HAVERHILL, N.H. — The state of New Hampshire denied an application to put a historical marker alongside a Haverhill highway where a 21-year-old nursing student was last seen following a 2004 car crash.

The decision regarding the marker for Maura Murray came on Friday, a week after a “blue ribbon” tree at the spot used as a memorial to her had been cut down by the property owner, the Caledonian-Record reported.

“There is no doubt that this decision was difficult to make based on the subject matter and loss your family has endured over the last 17 years,” the letter from Benjamin Wilson, director of the New Hampshire Division of Historical Resources, said to Julie Murray, Maura’s sister.

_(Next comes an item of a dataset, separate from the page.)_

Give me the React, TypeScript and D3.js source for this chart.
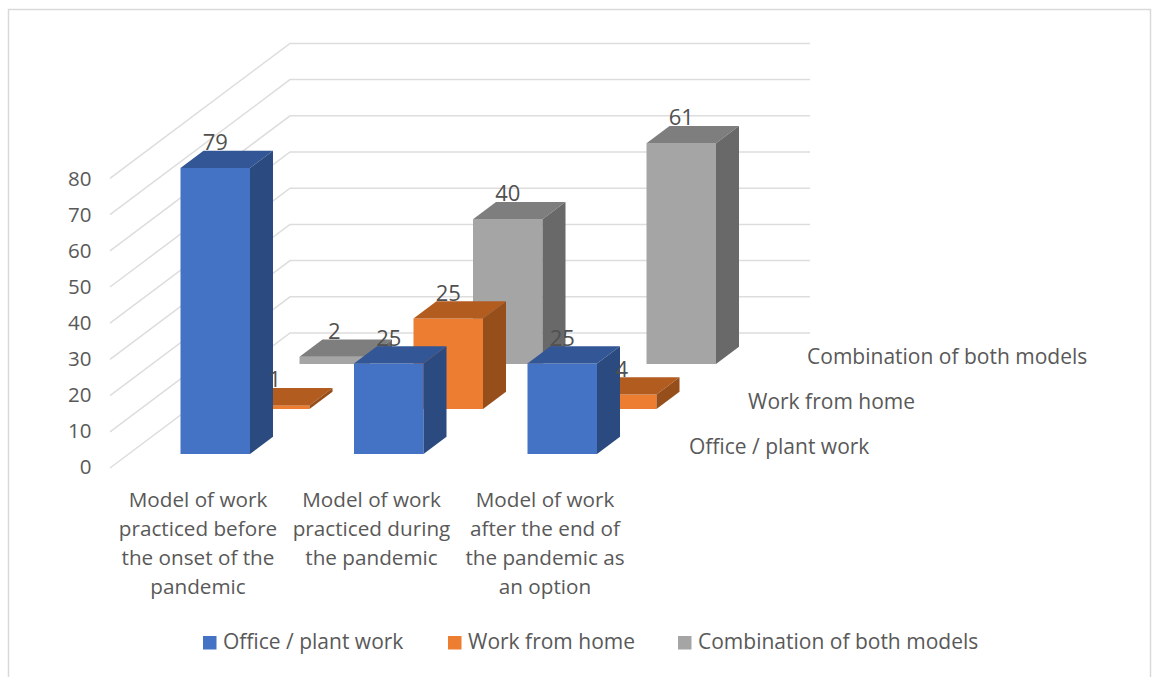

Wilson said under the program, the subject matter being defined by a marker must be at least 50 years old. Also, the state Department of Transportation “has indicated that they would not support locating a marker at or near the proposed location based on the road shape and lack of road width or shoulder,” Wilson wrote.

He added that the communities of Haverhill and Woodsville “have clearly expressed a desire to not have a historic highway marker located in town or at the proposed location. Having broad community support may be the most important aspect of the highway marker program.” Wilson wrote.

Julie Murray, Maura’s sister, asked Wilson to reconsider, saying a review of markers approved by the historical division shows a number of them have been installed within 50 years and there is no 50-year requirement listed on the division’s website or in New Hampshire law.

She also said the Transportation Department didn’t propose an alternative location and noted that the memorial has the support of 780 New Hampshire petitioners, plus others who sent emails and made phone calls.

The University of Massachusetts-Amherst nursing student was last seen on Route 112, which leads to the White Mountain National Forest, on February 9, 2004. She had crashed her car into a snowbank.

She is classified as a missing person, and the case remains open and active.